A Donegal woman was chosen as one of the people to do a reading at the funeral of Pope Benedict XVI on Thursday.
The Requiem Mass of the former pope took place in the Vatican on Thursday and was historic as Benedict became the first former pontiff in the modern history of the Catholic church to be buried by the incumbent pope, Francis.
Letterkenny native Mary Maguire was chosen to do the second reading during the Mass, from the first letter of St Peter (1:3-9).
Speaking to RTÉ at the Vatican afterwards, Ms Maguire said it was "an honour" to be chosen.
"I got such a shock. My initial reaction in my heart was 'no', and then I talked with my family and they encouraged me 'go, go, this is a wonderful opportunity'.
"Although it was a sad occasion, I just felt so much joy. It was an honour to be here."
Ms Maguire is said to do a lot of work in Letterkenny with the St Vincent de Paul charity.

Monsignor Kevin Gillespie, who was a personal master of ceremonies to Pope Benedict, comes from the Raphoe Diocese, of which Ms Maguire is a member.
Some 50,000 mourners attended the funeral of Pope Emeritus Benedict XVI, according to local police.
The former Joseph Ratzinger, who died on December 31 aged 95, is considered one of the 20th century’s greatest theologians and spent his life upholding church doctrine.

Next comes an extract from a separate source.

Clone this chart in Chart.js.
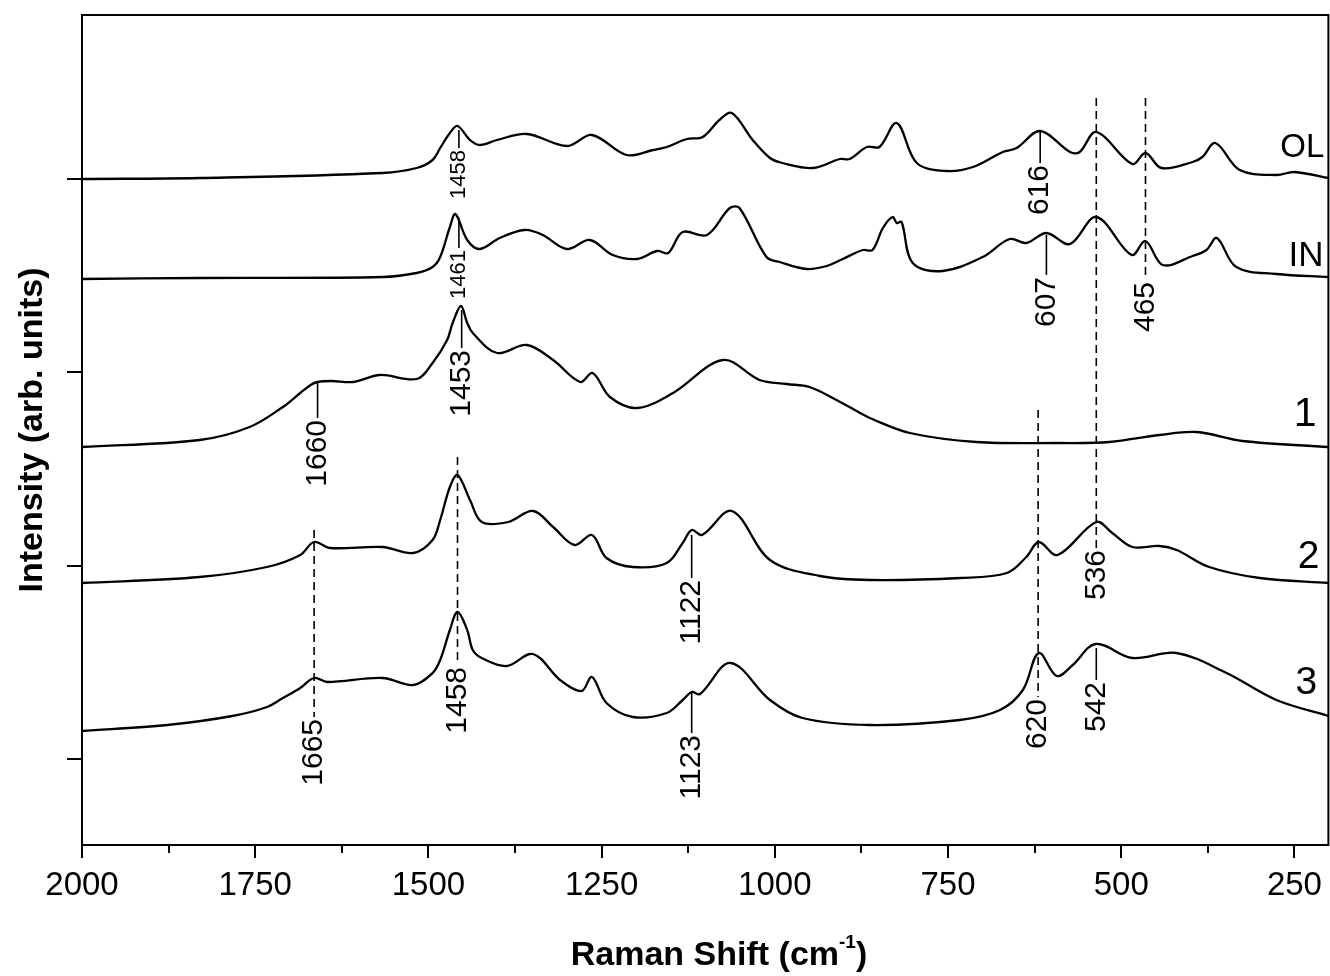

But he will go down in history for a singular, revolutionary act which changed the future of the papacy: he retired, the first pope in six centuries to do so.
Heads of state and royalty, clergy from around the world and thousands of regular people flocked to the ceremony, despite Benedict’s requests for simplicity and official efforts to keep the first funeral for a pope emeritus in modern times low-key.
Francis has praised Benedict’s courage to step aside, saying it “opened the door” to other popes doing the same. The reigning pontiff, for his part, recently said he had already left written instructions outlining the conditions in which he too would resign.
Francis did not dwell on Benedict’s specific legacy in his homily and only uttered his name once, in the final line, delivering instead a meditation on Jesus’s willingness to entrust himself to God’s will.
“Holding fast to the Lord’s last words and to the witness of his entire life, we too, as an ecclesial community, want to follow in his steps and to commend our brother into the hands of the father,” Francis said at the end.
During St John Paul II’s 25 years as pope, Ratzinger spearheaded a crackdown on dissent as prefect of the Congregation for the Doctrine of the Faith, taking action against the left-leaning liberation theology that spread in Latin America in the 1970s and against dissenting theologians and nuns who did not toe the Vatican’s hard line on matters like sexual morals.
His legacy was marred by the church's sexual abuse scandal, even though he recognised earlier than most the “filth” of priests who raped children and actually laid the groundwork for the Holy See to punish them.
As cardinal and pope, he passed sweeping church legislation that resulted in 848 priests being defrocked from 2004-2014, roughly his pontificate with a year on either end. But abuse survivors still held him responsible for the crisis, for failing to sanction any bishop who moved abusers around and identifying him as embodying the clerical system that long protected the institution over victims.